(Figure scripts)
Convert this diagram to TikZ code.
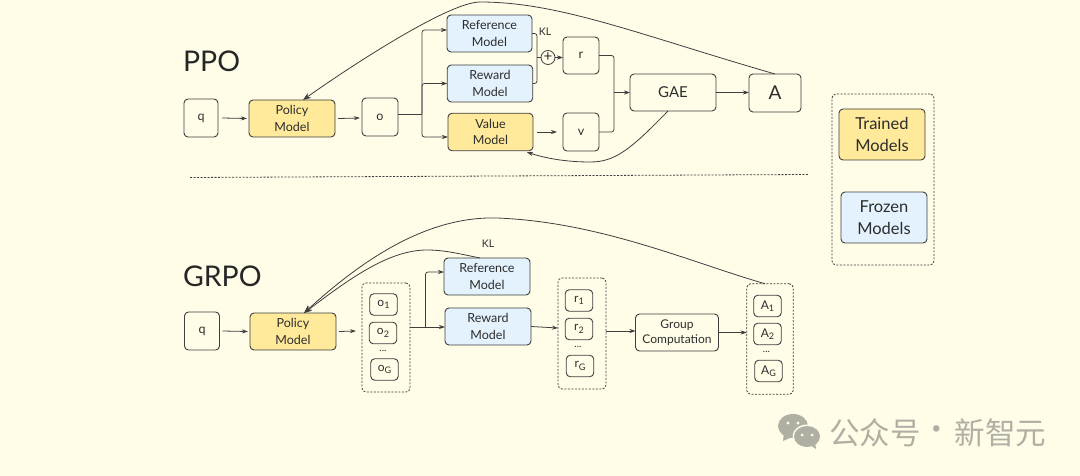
\documentclass[tikz,border=0pt]{standalone}
\usepackage{fontspec}
\setmainfont{Lato}
\newfontfamily\cjkf{Noto Sans CJK SC}
\usetikzlibrary{arrows.meta,calc}
\definecolor{bgc}{RGB}{255,253,232}
\definecolor{yel}{RGB}{255,233,154}
\definecolor{blu}{RGB}{227,242,253}
\definecolor{ink}{RGB}{62,62,62}
\definecolor{txt}{RGB}{45,45,45}
\definecolor{wm}{RGB}{176,175,163}
\newcommand{\sbs}[1]{\raisebox{-2.5pt}{\fontsize{9}{9}\selectfont #1}}
\tikzset{
  x=1pt,y=-1pt,
  every node/.style={text=txt,inner sep=0pt,outer sep=0pt},
  bx/.style={draw=ink,line width=0.9pt,rounded corners=4pt,align=center,font=\fontsize{12.5}{16.5}\selectfont},
  plain/.style={bx,fill=bgc},
  yb/.style={bx,fill=yel},
  bb/.style={bx,fill=blu},
  leg/.style={font=\fontsize{16.5}{21.5}\selectfont},
  big/.style={font=\fontsize{19}{20}\selectfont},
  small/.style={bx,fill=bgc,minimum width=27.5pt,minimum height=21.5pt,font=\fontsize{12}{12}\selectfont},
  grp/.style={draw=ink,line width=0.8pt,dash pattern=on 2pt off 1.5pt,rounded corners=4pt},
  lbl/.style={font=\fontsize{10.5}{12}\selectfont},
  title/.style={font=\fontsize{28.5}{30}\selectfont,anchor=west,text=black!85},
  dots/.style={font=\fontsize{10}{10}\selectfont},
  arr/.style={draw=ink,line width=0.8pt,-{Stealth[length=6pt,width=4pt]}},
  longarr/.style={draw=ink,line width=0.8pt,-{Stealth[length=8pt,width=6pt]}},
  lin/.style={draw=ink,line width=0.8pt,rounded corners=2.5pt},
  wmk/.style={text=wm,font={\cjkf\fontsize{30.5}{30.5}\selectfont}},
}
\begin{document}
\begin{tikzpicture}
\path[fill=bgc] (0,0) rectangle (1080,476);
\useasboundingbox (0,0) rectangle (1080,476);

% --- PPO
\node[title] (ppo) at (183,61) {PPO};
\node[plain,minimum width=34pt,minimum height=38pt] (q1) at (201,118) {q};
\node[yb,minimum width=86pt,minimum height=37pt] (pol1) at (292,118.5) {Policy\\Model};
\node[plain,minimum width=36pt,minimum height=38pt] (o1) at (380,117) {o};
\node[bb,minimum width=85pt,minimum height=37pt] (ref1) at (489.5,33.5) {Reference\\Model};
\node[bb,minimum width=85.5pt,minimum height=37pt] (rew1) at (490,83.5) {Reward\\Model};
\node[yb,minimum width=85pt,minimum height=37.5pt] (val1) at (490.5,132) {Value\\Model};
\node[plain,minimum width=36pt,minimum height=37pt] (r1) at (581,55.5) {r};
\node[plain,minimum width=36pt,minimum height=38pt] (v1) at (581,132) {v};
\node[plain,minimum width=86pt,minimum height=37pt,font=\fontsize{15}{16}\selectfont] (gae) at (673,92.5) {GAE};
\node[plain,minimum width=52pt,minimum height=38pt,big] (a1) at (775,93) {A};
\node[draw=ink,line width=0.8pt,circle,fill=bgc,minimum size=14pt,font=\fontsize{15}{15}\selectfont] (plus) at (548,57.5) {+};
\node[lbl] (kl1) at (545,31.5) {KL};
\coordinate (jo1) at (422,114);
\coordinate (jk1) at (537,57.5);
\coordinate (jg1) at (614,92.5);

\draw[arr] (q1.east) ++(4,0) -- ($(pol1.west)+(-2,0)$);
\draw[arr] (pol1.east) ++(3,0) -- ($(o1.west)+(-2,1)$);
\draw[lin] (o1.east |- jo1) -- (jo1);
\draw[arr,rounded corners=2.5pt] (jo1) |- (ref1.west |- 0,30);
\draw[arr,rounded corners=2.5pt] (jo1) |- (rew1.west);
\draw[arr,rounded corners=2.5pt] (jo1) |- (val1.west |- 0,137);
\draw[lin] (ref1.east) -| (jk1) |- (rew1.east);
\draw[lin] (jk1) -- (plus.west);
\draw[arr] (plus.east) -- (r1.west |- plus.east);
\draw[arr] (val1.east) ++(4,0) -- ($(v1.west)+(-6,0)$);
\draw[lin] (r1.east) -| (jg1);
\draw[lin] (v1.east) -| (jg1);
\draw[arr] (jg1) -- (gae.west);
\draw[arr] (gae.east) -- (a1.west |- gae.east);
\draw[longarr] (a1.north) .. controls (640,35) and (560,2) .. (480,2) .. controls (448,2) and (345,70) .. ($(pol1.north)+(11,0)$);
\draw[arr] ($(gae.south)+(-5,0)$) .. controls (630,150) and (615,162) .. (590,162) .. controls (565,162) and (545,158) .. ($(val1.south east)+(-6,1.5)$);

% --- separator
\coordinate (sepa) at (190,177.5);
\coordinate (sepb) at (808,174.5);
\draw[draw=ink,line width=0.8pt,dash pattern=on 2pt off 1.5pt] (sepa) -- (sepb);

% --- legend
\node[grp,minimum width=102pt,minimum height=171pt] (legbox) at (883,179.5) {};
\node[yb,leg,minimum width=86pt,minimum height=51pt] (tr) at (882,134.5) {Trained\\Models};
\node[bb,leg,minimum width=86pt,minimum height=51pt] (fr) at (884,217.5) {Frozen\\Models};

% --- GRPO
\node[title] (grpo) at (183,276.5) {GRPO};
\node[plain,minimum width=35pt,minimum height=38pt] (q2) at (202,331) {q};
\node[yb,minimum width=86pt,minimum height=37pt] (pol2) at (293,331.5) {Policy\\Model};
\node[bb,minimum width=86pt,minimum height=37pt] (ref2) at (487,276.5) {Reference\\Model};
\node[bb,minimum width=86pt,minimum height=37pt] (rew2) at (488,326.5) {Reward\\Model};
\node[plain,minimum width=83pt,minimum height=37pt,font=\fontsize{12}{15.5}\selectfont] (grpc) at (677,332.5) {Group\\Computation};
\node[lbl] (kl2) at (488,244) {KL};

\node[grp,minimum width=48pt,minimum height=109pt] (go) at (386,337.5) {};
\node[small] (o11) at (383.5,304.5) {o\sbs{1}};
\node[small] (o12) at (383,333) {o\sbs{2}};
\node[dots] (od) at (383,350.5) {...};
\node[small] (o1g) at (384.5,369.5) {o\sbs{G}};

\node[grp,minimum width=48pt,minimum height=111pt] (gr) at (582,333.5) {};
\node[small] (r11) at (579,300.5) {r\sbs{1}};
\node[small] (r12) at (579,329) {r\sbs{2}};
\node[dots] (rd) at (578,346.5) {...};
\node[small] (r1g) at (580,366) {r\sbs{G}};

\node[grp,minimum width=46.5pt,minimum height=110.5pt] (ga) at (770,339) {};
\node[small] (a11) at (767.5,306) {A\sbs{1}};
\node[small] (a12) at (767.5,334) {A\sbs{2}};
\node[dots] (ad) at (766.5,351.5) {...};
\node[small] (a1g) at (768.5,371) {A\sbs{G}};

\coordinate (jo2) at (425.5,327);
\draw[arr] (q2.east) ++(3,0) -- ($(pol2.west)+(-2,0)$);
\draw[arr] (pol2.east) ++(3,0) -- ($(go.west)+(-6,-6.5)$);
\draw[lin] (go.east |- jo2) -- (jo2);
\draw[arr,rounded corners=2.5pt] (jo2) |- (ref2.west |- 0,272);
\draw[arr] (jo2) -- (rew2.west |- jo2);
\draw[arr] (rew2.east) -- (gr.west |- 0,328);
\draw[arr] (gr.east |- 0,331) -- (grpc.west |- 0,331);
\draw[arr] (grpc.east) -- (ga.west |- grpc.east);
\draw[longarr] ($(ref2.north)+(-7,0)$) .. controls (460,254) and (445,250) .. (427,250) .. controls (388,250) and (348,280) .. ($(pol2.north)+(11,0)$);
\draw[longarr] ($(ga.north)+(-5,0)$) .. controls (690,262) and (600,222) .. (497,218) .. controls (425,216) and (360,262) .. ($(pol2.north)+(11,0)$);

% --- watermark
\fill[wm] (793,426) ellipse (15pt and 12pt);
\fill[wm] (784,433) -- (783,441) -- (792,437) -- cycle;
\fill[bgc] (807,436.5) ellipse (14.5pt and 12pt);
\fill[wm] (807,436.5) ellipse (13pt and 10.5pt);
\fill[wm] (810,445) -- (816,449) -- (815,442) -- cycle;
\fill[bgc] (788,423) circle (1.6pt) (798,423) circle (1.6pt) (802,435) circle (1.5pt) (812,435) circle (1.5pt);
\node[wmk,anchor=west] (wmt) at (829,433) {公众号};
\node[wmk] (wmd) at (937,433) {·};
\node[wmk,anchor=east] (wmn) at (1046,433) {新智元};
\end{tikzpicture}
\end{document}
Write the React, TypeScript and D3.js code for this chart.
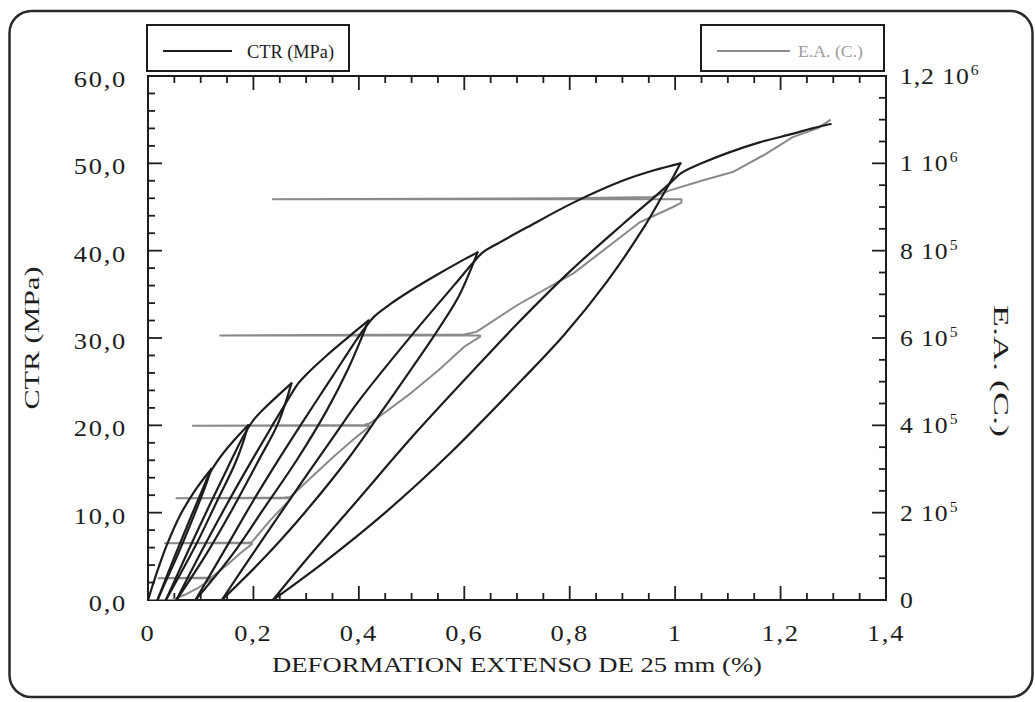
import React from "react";
import * as d3 from "d3";

type P = [number, number];

// ---- CTR (MPa) vs strain (%) : loading envelope + unloading / reloading branches
const ctrLoad0: P[] = [[0, 0], [0.01, 1.9], [0.02, 3.7], [0.035, 6.2], [0.06, 9.6], [0.09, 12.6], [0.12, 15]];
const ctrUnload1: P[] = [[0.12, 15], [0.11, 13.2], [0.09, 10.1], [0.06, 5.7], [0.035, 2.3], [0.018, 0]];
const ctrReload1: P[] = [[0.018, 0], [0.05, 4.9], [0.08, 9.3], [0.105, 12.9], [0.116, 14.4], [0.125, 15.3], [0.14, 16.6], [0.165, 18.4], [0.19, 20]];
const ctrUnload2: P[] = [[0.19, 20], [0.18, 18], [0.165, 15.6], [0.13, 11.2], [0.09, 6.2], [0.034, 0]];
const ctrReload2: P[] = [[0.034, 0], [0.07, 4.8], [0.11, 10], [0.15, 15], [0.175, 18.1], [0.186, 19.3], [0.2, 20.6], [0.22, 21.9], [0.25, 23.6], [0.272, 24.8]];
const ctrUnload3: P[] = [[0.272, 24.8], [0.262, 22.8], [0.245, 20], [0.21, 16], [0.16, 10.4], [0.11, 5.2], [0.054, 0]];
const ctrReload3: P[] = [[0.054, 0], [0.1, 5.4], [0.15, 11], [0.2, 16.3], [0.235, 19.9], [0.26, 22.4], [0.272, 23.6], [0.285, 24.8], [0.3, 25.8], [0.339, 28.0], [0.38, 30.1], [0.418, 32]];
const ctrUnload4: P[] = [[0.418, 32], [0.405, 30], [0.38, 26.5], [0.34, 21.8], [0.282, 16], [0.22, 10.5], [0.16, 5.2], [0.09, 0]];
const ctrReload4: P[] = [[0.09, 0], [0.15, 6.2], [0.2, 11.4], [0.25, 16.3], [0.3, 21], [0.35, 25.6], [0.39, 29.3], [0.412, 31.2], [0.43, 32.5], [0.46, 33.9], [0.5, 35.5], [0.55, 37.3], [0.6, 39], [0.625, 39.8]];
const ctrUnload5: P[] = [[0.625, 39.8], [0.612, 37.8], [0.588, 34.6], [0.541, 30.1], [0.5, 26.5], [0.44, 21.3], [0.38, 16.2], [0.3, 10.2], [0.22, 4.8], [0.14, 0]];
const ctrReload5: P[] = [[0.14, 0], [0.2, 5.4], [0.3, 14.2], [0.36, 19.4], [0.4, 22.8], [0.5, 30.3], [0.58, 36], [0.615, 38.5], [0.635, 39.8], [0.66, 40.7], [0.72, 42.7], [0.807, 45.5], [0.9, 48], [0.96, 49.2], [1.01, 50]];
const ctrUnload6: P[] = [[1.01, 50], [0.996, 48.4], [0.975, 46.2], [0.94, 42.6], [0.87, 36.4], [0.79, 30.4], [0.711, 25.3], [0.573, 16.8], [0.45, 10], [0.34, 4.6], [0.237, 0]];
const ctrReload6: P[] = [[0.237, 0], [0.3, 4.6], [0.4, 11.6], [0.5, 18.6], [0.605, 25.5], [0.7, 31.6], [0.8, 37.6], [0.9, 43], [0.96, 46.1], [0.99, 47.7], [1.012, 48.9], [1.05, 50.0], [1.1, 51.2], [1.16, 52.4], [1.224, 53.4], [1.26, 54], [1.295, 54.5]];

const ctrBranches: P[][] = [
  ctrLoad0, ctrUnload1, ctrReload1, ctrUnload2, ctrReload2, ctrUnload3, ctrReload3,
  ctrUnload4, ctrReload4, ctrUnload5, ctrReload5, ctrUnload6, ctrReload6,
];

// ---- E.A. (cumulated counts) vs strain (%)
const eaCounts: P[] = [
  [0, 0], [0.045, 0], [0.07, 12000], [0.095, 28000], [0.121, 48000], [0.121, 50000], [0.02, 50000], [0.115, 51500], [0.121, 52500],
  [0.15, 80000], [0.175, 107000], [0.197, 128000], [0.197, 130000], [0.032, 130000], [0.19, 131500], [0.197, 132500],
  [0.23, 180000], [0.27, 231000], [0.27, 233000], [0.054, 233000], [0.26, 234500], [0.27, 236000],
  [0.31, 281000], [0.352, 328000], [0.39, 368000], [0.42, 397000], [0.42, 399000], [0.085, 399000], [0.41, 401000], [0.42, 404000],
  [0.45, 430000], [0.5, 475000], [0.55, 525000], [0.6, 580000], [0.63, 603000], [0.63, 606000], [0.137, 606000], [0.6, 608000], [0.623, 614000],
  [0.7, 675000], [0.807, 748000], [0.933, 865000], [0.996, 900000], [1.012, 910000], [1.012, 918000], [0.237, 918000], [0.8, 920000], [0.957, 923000],
  [0.99, 938000], [1.05, 960000], [1.109, 980000], [1.17, 1020000], [1.223, 1060000], [1.27, 1080000], [1.295, 1100000],
];

// ---- ticks
const xMajorTicks = [0, 0.2, 0.4, 0.6, 0.8, 1.0, 1.2, 1.4];
const xTickLabels = ["0", "0,2", "0,4", "0,6", "0,8", "1", "1,2", "1,4"];
const xMinorStep = 0.05;
const yLeftTicks = [0, 10, 20, 30, 40, 50, 60];
const yLeftLabels = ["0,0", "10,0", "20,0", "30,0", "40,0", "50,0", "60,0"];
const yLeftMinorStep = 2;
const yRightTicks = [0, 200000, 400000, 600000, 800000, 1000000, 1200000];
const yRightLabels = ["0", "2 10", "4 10", "6 10", "8 10", "1 10", "1,2 10"];
const yRightExponents = ["", "5", "5", "5", "5", "6", "6"];
const yRightMinorStep = 50000;

const INK = "#1d1d1d";
const GRAY = "#8a8a8a";
const FONT = "'Liberation Serif', 'Times New Roman', serif";

export default function App() {
  const L = 148, R = 886, T = 76, B = 600;
  const x = d3.scaleLinear().domain([0, 1.4]).range([L, R]);
  const yL = d3.scaleLinear().domain([0, 60]).range([B, T]);
  const yR = d3.scaleLinear().domain([0, 1200000]).range([B, T]);

  const ctrLine = d3.line<P>().x(d => x(d[0])).y(d => yL(d[1])).curve(d3.curveCatmullRom.alpha(0.5));
  const eaLine = d3.line<P>().x(d => x(d[0])).y(d => yR(d[1])).curve(d3.curveLinear);

  const xMinor = d3.range(0, 1.4 + 1e-9, xMinorStep);
  const yLMinor = d3.range(0, 60 + 1e-9, yLeftMinorStep);
  const yRMinor = d3.range(0, 1200000 + 1, yRightMinorStep);

  const MAJ = 14, MIN = 7;
  const tickStroke = { stroke: INK, strokeWidth: 1.8 };

  return (
    <svg width={1035} height={702} style={{ position: "absolute", left: 0, top: 0, background: "#fff" }} fontFamily={FONT}>
      <rect x={0} y={0} width={1035} height={702} fill="#fff" />
      {/* outer rounded frame */}
      <rect x={9.5} y={11} width={1023} height={686} rx={22} ry={22} fill="none" stroke="#2a2a2a" strokeWidth={2.5} />

      {/* legends */}
      <rect x={147} y={25} width={202} height={46} fill="#fff" stroke={INK} strokeWidth={2} />
      <line x1={163} x2={232} y1={51} y2={51} stroke={INK} strokeWidth={2} />
      <text x={247} y={58} fontSize={18} fill={INK} textLength={87} lengthAdjust="spacingAndGlyphs">CTR (MPa)</text>
      <rect x={701} y={25} width={183} height={46} fill="#fff" stroke={INK} strokeWidth={2} />
      <line x1={717} x2={790} y1={51} y2={51} stroke={GRAY} strokeWidth={2} />
      <text x={798} y={57} fontSize={16} fill="#9a9a9a" textLength={65} lengthAdjust="spacingAndGlyphs">E.A. (C.)</text>

      {/* plot frame */}
      <rect x={L} y={T} width={R - L} height={B - T} fill="none" stroke={INK} strokeWidth={2} />

      {/* x ticks bottom & top */}
      {xMinor.map((v, i) => {
        const major = xMajorTicks.some(m => Math.abs(m - v) < 1e-6);
        const len = major ? MAJ : MIN;
        return (
          <g key={"xm" + i}>
            <line x1={x(v)} x2={x(v)} y1={B} y2={B - len} {...tickStroke} />
            <line x1={x(v)} x2={x(v)} y1={T} y2={T + len} {...tickStroke} />
          </g>
        );
      })}
      {/* left ticks */}
      {yLMinor.map((v, i) => {
        const major = yLeftTicks.includes(Math.round(v));
        return <line key={"yl" + i} x1={L} x2={L + (major ? MAJ : MIN)} y1={yL(v)} y2={yL(v)} {...tickStroke} />;
      })}
      {/* right ticks */}
      {yRMinor.map((v, i) => {
        const major = yRightTicks.some(m => Math.abs(m - v) < 1);
        return <line key={"yr" + i} x1={R} x2={R - (major ? MAJ : MIN)} y1={yR(v)} y2={yR(v)} {...tickStroke} />;
      })}

      {/* x tick labels */}
      {xMajorTicks.map((v, i) => (
        <text key={"xl" + i} transform={`translate(${x(v)},${B + 41}) scale(1.15,1)`} textAnchor="middle" fontSize={23} letterSpacing={1.5} fill={INK}>
          {xTickLabels[i]}
        </text>
      ))}
      {/* left tick labels */}
      {yLeftTicks.map((v, i) => (
        <text key={"yll" + i} transform={`translate(${L - 21},${yL(v) + 11}) scale(1.15,1)`} textAnchor="end" fontSize={23} letterSpacing={1.5} fill={INK}>
          {yLeftLabels[i]}
        </text>
      ))}
      {/* right tick labels */}
      {yRightTicks.map((v, i) => (
        <text key={"yrl" + i} transform={`translate(${R + 14},${yR(v) + 8}) scale(1.12,1)`} textAnchor="start" fontSize={23} letterSpacing={0.8} fill={INK}>
          {yRightLabels[i]}
          {yRightExponents[i] && (
            <tspan fontSize={14} dy={-9} dx={1}>{yRightExponents[i]}</tspan>
          )}
        </text>
      ))}

      {/* axis titles */}
      <text x={517} y={672} textAnchor="middle" fontSize={22} fill={INK} textLength={490} lengthAdjust="spacingAndGlyphs">
        DEFORMATION EXTENSO DE 25 mm (%)
      </text>
      <text transform={`translate(39,338) rotate(-90)`} textAnchor="middle" fontSize={22} fill={INK} textLength={143} lengthAdjust="spacingAndGlyphs">
        CTR (MPa)
      </text>
      <text transform={`translate(994,371) rotate(90)`} textAnchor="middle" fontSize={22} fill={INK} textLength={132} lengthAdjust="spacingAndGlyphs">
        E.A. (C.)
      </text>

      {/* data */}
      <g clipPath="url(#plotclip)">
        <path d={eaLine(eaCounts) || ""} fill="none" stroke={GRAY} strokeWidth={2} strokeLinejoin="round" />
        {ctrBranches.map((b, i) => (
          <path key={"c" + i} d={ctrLine(b) || ""} fill="none" stroke={INK} strokeWidth={2.2} strokeLinejoin="round" strokeLinecap="round" />
        ))}
      </g>
      <defs>
        <clipPath id="plotclip">
          <rect x={L} y={T} width={R - L} height={B - T} />
        </clipPath>
      </defs>
    </svg>
  );
}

EXERCISE PROMPT
Using the entries above, write out exactly the lines from the one with "Write the React, TypeScript" through the one with "type P = [number, number];", ends included. Leave out any pictures.

WRITTEN SOLUTION
Write the React, TypeScript and D3.js code for this chart.
import React from "react";
import * as d3 from "d3";

type P = [number, number];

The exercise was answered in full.